Unlike other futurists who specialize in one trend category, such as demographics or technology, Jim is able to combine trends and look at their interplay. Real insight into innovation come from Trend Convergence, combining technical, economic, social-cultural, demographic and consumer behaviour trends to better identify future direction, improve marketing and selling results, and cope with the stress of rallying change. Jim’s trend analysis work involves a team of experts who provide insight from across sectors and meet regularly and remotely to share lessons learned.
Jim utilizes Four Dimension Planning, a unique stakeholder-focused method that he created over his years as a strategic plan facilitator (Jim’s advice: don’t do a SWOT analysis, it just locks you into the hows of now; we live in the age of changing hows).
Jim shows how to improve client need satisfaction through understanding changing needs and focuses on developing Better Benefit goals to drive success. Better Benefits are our reason for buying anything, or spending more on something and are the cornerstones of branding and social media success, powering marketing and sales results.

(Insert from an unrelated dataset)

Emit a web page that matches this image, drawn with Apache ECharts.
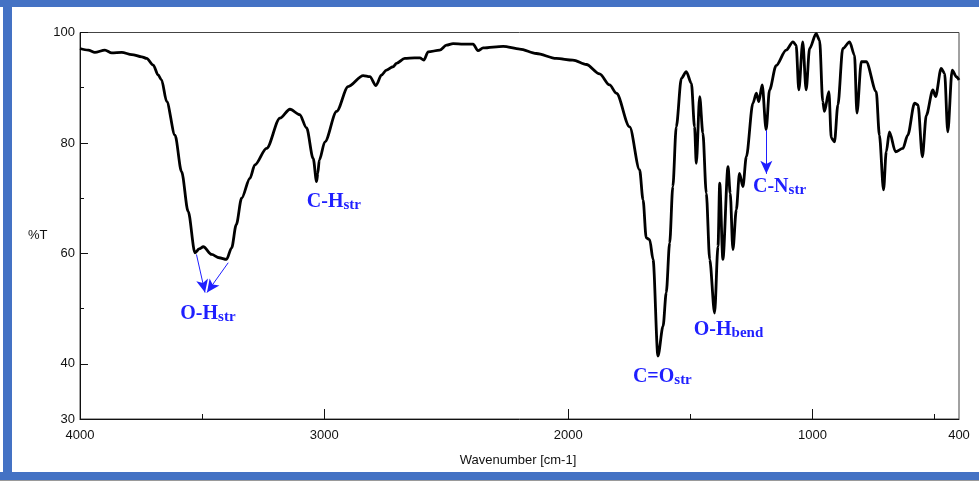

The key to successful change is effectively incorporating people into change initiatives. Jim examines the conditions that produce the best results, looking at the latest methods and ways to improve workplace culture and initiate positive change. Often major change initiatives go wrong for organizations. Jim can advise of how to avoid the traps that lead to the dark night of the innovator. including the different reaction to change initiatives between Baby Boomers, Gen X and Gen Y.
For audiences, Jim’s methods inspire revelations supporting innovative approaches to better recognize and serve changing needs. For Jim, every speech is customized to the audience, but involves two themes: 1) insight into the specific future of the attendees, identifying their future challenges and opportunities, with a focus on how needs of the stakeholders they serve are changing; and 2) advice regarding strategies that will help members of the audience achieve future success, pulled from Jim’s varied experiences.